• **Set exercise**:
Pull every line containing the word "script" from the records.

• **Information shown**:
• • • • • • •

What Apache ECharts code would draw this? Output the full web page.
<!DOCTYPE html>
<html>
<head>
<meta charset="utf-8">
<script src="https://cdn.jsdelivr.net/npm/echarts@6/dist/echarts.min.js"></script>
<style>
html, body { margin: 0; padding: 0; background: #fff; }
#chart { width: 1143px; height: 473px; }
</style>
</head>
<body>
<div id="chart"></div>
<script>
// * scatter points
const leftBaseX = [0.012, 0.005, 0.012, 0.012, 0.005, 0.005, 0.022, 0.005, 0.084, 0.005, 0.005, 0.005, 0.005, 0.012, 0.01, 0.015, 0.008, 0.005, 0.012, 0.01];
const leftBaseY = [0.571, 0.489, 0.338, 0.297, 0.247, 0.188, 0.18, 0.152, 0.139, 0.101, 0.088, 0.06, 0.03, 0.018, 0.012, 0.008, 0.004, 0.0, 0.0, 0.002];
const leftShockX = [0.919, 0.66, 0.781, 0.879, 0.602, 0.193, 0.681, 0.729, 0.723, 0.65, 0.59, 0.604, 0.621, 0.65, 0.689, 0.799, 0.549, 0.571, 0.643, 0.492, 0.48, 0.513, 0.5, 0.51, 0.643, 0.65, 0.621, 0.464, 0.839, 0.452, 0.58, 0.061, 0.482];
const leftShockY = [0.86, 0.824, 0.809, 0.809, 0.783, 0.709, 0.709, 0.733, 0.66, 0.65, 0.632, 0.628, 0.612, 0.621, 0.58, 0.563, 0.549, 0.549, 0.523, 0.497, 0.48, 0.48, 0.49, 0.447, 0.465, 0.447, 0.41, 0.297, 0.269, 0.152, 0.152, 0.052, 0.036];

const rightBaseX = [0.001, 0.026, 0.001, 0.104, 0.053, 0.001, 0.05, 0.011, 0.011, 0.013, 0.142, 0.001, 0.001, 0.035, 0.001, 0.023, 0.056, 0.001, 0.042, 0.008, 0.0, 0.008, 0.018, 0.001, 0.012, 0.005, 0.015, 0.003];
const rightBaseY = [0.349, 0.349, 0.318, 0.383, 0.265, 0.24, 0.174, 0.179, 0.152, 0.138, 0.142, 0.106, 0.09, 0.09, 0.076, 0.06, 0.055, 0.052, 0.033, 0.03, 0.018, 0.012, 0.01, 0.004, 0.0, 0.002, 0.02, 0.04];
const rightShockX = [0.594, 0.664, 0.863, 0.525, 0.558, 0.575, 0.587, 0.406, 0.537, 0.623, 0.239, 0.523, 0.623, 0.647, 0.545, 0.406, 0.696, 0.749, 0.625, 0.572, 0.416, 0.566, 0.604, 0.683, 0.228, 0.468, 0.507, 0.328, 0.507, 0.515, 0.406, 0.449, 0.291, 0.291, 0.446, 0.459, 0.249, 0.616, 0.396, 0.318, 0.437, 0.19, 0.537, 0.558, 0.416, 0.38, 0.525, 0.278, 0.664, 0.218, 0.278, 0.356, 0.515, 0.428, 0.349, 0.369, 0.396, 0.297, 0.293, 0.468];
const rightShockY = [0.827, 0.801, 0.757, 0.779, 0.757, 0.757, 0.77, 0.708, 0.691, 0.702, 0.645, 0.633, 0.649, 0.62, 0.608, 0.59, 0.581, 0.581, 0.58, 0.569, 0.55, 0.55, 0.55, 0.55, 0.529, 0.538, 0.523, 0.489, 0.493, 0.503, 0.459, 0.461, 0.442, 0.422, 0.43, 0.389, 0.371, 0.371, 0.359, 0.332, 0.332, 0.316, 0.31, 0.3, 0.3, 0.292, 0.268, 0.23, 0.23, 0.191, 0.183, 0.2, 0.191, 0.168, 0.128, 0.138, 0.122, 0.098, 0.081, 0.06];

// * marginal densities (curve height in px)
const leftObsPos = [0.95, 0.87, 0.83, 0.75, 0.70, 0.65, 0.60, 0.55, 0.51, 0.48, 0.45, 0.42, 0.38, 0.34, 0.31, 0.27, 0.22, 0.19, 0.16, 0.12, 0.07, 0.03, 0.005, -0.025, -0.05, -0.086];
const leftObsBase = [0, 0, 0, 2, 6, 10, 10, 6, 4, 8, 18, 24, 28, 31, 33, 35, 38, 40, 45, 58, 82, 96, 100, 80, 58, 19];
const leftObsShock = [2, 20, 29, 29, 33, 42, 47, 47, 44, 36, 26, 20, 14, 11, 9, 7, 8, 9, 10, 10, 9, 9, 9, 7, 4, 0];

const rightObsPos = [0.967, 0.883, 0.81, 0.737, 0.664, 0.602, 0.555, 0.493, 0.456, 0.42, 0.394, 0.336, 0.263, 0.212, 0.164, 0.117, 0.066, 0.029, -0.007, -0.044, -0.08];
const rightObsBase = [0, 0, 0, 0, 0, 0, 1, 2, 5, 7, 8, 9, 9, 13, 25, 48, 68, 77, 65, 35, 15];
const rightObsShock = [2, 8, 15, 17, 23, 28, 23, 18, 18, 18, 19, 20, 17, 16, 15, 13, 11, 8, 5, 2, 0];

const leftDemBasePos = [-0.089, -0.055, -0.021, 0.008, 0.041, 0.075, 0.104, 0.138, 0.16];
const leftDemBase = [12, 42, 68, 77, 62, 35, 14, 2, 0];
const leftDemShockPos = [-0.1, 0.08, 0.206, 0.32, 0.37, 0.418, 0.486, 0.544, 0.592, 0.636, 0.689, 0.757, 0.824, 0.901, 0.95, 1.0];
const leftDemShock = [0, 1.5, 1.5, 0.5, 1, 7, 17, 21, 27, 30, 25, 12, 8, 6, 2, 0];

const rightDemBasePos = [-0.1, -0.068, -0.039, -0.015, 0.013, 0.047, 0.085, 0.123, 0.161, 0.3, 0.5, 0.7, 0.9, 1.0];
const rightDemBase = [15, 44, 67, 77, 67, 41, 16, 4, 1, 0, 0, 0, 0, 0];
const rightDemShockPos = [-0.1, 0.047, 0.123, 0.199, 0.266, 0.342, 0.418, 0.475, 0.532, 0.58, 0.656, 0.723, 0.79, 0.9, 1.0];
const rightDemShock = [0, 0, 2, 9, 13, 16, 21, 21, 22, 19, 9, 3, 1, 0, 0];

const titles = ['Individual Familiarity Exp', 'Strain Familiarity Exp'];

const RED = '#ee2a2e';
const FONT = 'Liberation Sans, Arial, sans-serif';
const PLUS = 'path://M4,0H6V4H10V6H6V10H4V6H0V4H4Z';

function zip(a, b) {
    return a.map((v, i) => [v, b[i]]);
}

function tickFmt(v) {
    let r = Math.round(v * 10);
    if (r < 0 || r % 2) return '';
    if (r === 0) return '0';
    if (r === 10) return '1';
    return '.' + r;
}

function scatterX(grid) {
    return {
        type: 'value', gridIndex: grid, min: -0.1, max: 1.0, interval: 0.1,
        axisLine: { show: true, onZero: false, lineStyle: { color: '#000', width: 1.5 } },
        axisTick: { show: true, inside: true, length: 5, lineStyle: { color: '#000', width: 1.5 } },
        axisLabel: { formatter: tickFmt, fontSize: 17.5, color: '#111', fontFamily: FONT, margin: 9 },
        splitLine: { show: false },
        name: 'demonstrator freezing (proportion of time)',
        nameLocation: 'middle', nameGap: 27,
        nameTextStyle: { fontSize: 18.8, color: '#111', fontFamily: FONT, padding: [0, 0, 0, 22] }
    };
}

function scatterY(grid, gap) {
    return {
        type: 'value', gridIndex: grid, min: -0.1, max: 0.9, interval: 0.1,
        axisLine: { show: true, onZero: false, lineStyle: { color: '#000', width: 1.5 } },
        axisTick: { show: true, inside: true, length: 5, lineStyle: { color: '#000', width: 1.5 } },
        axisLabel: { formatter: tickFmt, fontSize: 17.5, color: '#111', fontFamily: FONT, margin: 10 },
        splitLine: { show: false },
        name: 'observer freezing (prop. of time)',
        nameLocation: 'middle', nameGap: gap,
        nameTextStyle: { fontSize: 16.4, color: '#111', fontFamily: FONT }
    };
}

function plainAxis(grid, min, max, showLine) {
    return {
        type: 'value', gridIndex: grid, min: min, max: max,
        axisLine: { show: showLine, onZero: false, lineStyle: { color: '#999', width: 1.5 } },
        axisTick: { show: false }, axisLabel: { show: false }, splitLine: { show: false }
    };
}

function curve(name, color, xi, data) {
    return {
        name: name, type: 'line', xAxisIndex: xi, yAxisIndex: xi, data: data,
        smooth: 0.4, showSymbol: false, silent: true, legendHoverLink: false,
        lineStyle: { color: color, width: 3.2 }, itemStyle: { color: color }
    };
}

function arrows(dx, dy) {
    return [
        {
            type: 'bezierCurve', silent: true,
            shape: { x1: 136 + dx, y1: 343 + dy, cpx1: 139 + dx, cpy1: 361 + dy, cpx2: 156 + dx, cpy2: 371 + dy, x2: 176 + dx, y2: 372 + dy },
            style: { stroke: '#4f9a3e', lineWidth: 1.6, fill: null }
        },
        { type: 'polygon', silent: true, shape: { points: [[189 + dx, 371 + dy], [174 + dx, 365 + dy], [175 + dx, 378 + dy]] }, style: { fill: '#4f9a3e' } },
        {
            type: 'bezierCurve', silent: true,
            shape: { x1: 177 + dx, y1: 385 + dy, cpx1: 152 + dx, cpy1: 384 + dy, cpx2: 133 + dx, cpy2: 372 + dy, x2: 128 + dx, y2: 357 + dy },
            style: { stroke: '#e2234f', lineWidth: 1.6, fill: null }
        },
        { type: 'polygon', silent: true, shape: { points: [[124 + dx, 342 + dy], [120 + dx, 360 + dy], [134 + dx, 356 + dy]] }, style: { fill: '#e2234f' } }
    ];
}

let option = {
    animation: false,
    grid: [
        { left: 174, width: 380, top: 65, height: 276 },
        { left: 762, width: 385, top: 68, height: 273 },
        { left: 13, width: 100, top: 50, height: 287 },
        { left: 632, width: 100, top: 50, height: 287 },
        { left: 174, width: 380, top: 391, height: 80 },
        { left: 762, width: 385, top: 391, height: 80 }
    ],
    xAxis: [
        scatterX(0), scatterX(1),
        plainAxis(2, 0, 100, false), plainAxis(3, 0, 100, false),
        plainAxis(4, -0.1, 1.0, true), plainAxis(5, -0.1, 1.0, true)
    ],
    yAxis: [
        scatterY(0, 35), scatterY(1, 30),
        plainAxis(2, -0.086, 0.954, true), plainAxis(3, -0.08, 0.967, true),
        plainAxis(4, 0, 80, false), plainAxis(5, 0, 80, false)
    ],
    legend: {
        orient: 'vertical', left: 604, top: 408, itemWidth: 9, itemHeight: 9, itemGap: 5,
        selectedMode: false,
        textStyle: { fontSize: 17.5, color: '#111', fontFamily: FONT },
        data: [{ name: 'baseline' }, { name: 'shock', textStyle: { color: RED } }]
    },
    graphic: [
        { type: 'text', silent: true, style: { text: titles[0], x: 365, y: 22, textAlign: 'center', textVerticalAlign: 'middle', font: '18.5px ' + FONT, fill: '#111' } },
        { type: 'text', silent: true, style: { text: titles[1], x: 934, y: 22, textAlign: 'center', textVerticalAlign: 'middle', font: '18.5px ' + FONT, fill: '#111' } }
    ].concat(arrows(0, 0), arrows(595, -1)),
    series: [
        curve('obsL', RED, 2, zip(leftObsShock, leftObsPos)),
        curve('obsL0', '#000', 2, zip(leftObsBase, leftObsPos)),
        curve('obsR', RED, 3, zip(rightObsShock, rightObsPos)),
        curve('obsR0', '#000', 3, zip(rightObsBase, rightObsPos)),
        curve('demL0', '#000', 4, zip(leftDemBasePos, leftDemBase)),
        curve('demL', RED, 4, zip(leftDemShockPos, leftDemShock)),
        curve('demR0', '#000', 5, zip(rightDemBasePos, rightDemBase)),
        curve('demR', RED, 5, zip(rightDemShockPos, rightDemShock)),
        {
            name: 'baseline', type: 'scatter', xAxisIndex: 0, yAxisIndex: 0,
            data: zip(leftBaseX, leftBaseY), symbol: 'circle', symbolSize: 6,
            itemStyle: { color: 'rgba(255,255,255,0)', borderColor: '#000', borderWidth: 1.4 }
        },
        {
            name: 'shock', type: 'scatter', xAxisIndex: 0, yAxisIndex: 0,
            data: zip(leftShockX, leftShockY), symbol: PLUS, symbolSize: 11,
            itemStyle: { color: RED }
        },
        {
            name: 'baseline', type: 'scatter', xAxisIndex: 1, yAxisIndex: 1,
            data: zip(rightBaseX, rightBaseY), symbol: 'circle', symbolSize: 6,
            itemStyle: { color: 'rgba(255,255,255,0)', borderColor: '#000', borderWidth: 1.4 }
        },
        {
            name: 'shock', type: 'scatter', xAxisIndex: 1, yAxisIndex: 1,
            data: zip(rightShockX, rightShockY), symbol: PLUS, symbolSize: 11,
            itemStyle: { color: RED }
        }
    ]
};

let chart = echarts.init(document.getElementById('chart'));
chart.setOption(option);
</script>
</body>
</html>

• • • • • • •

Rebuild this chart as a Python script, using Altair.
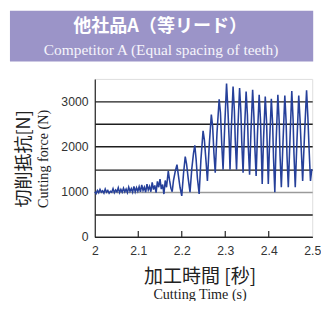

• • • • • • •

• **The response**:
<script src="https://cdn.jsdelivr.net/npm/echarts@6/dist/echarts.min.js"></script>
<script>
</script>
Rebuild this chart as a Python script, using Altair.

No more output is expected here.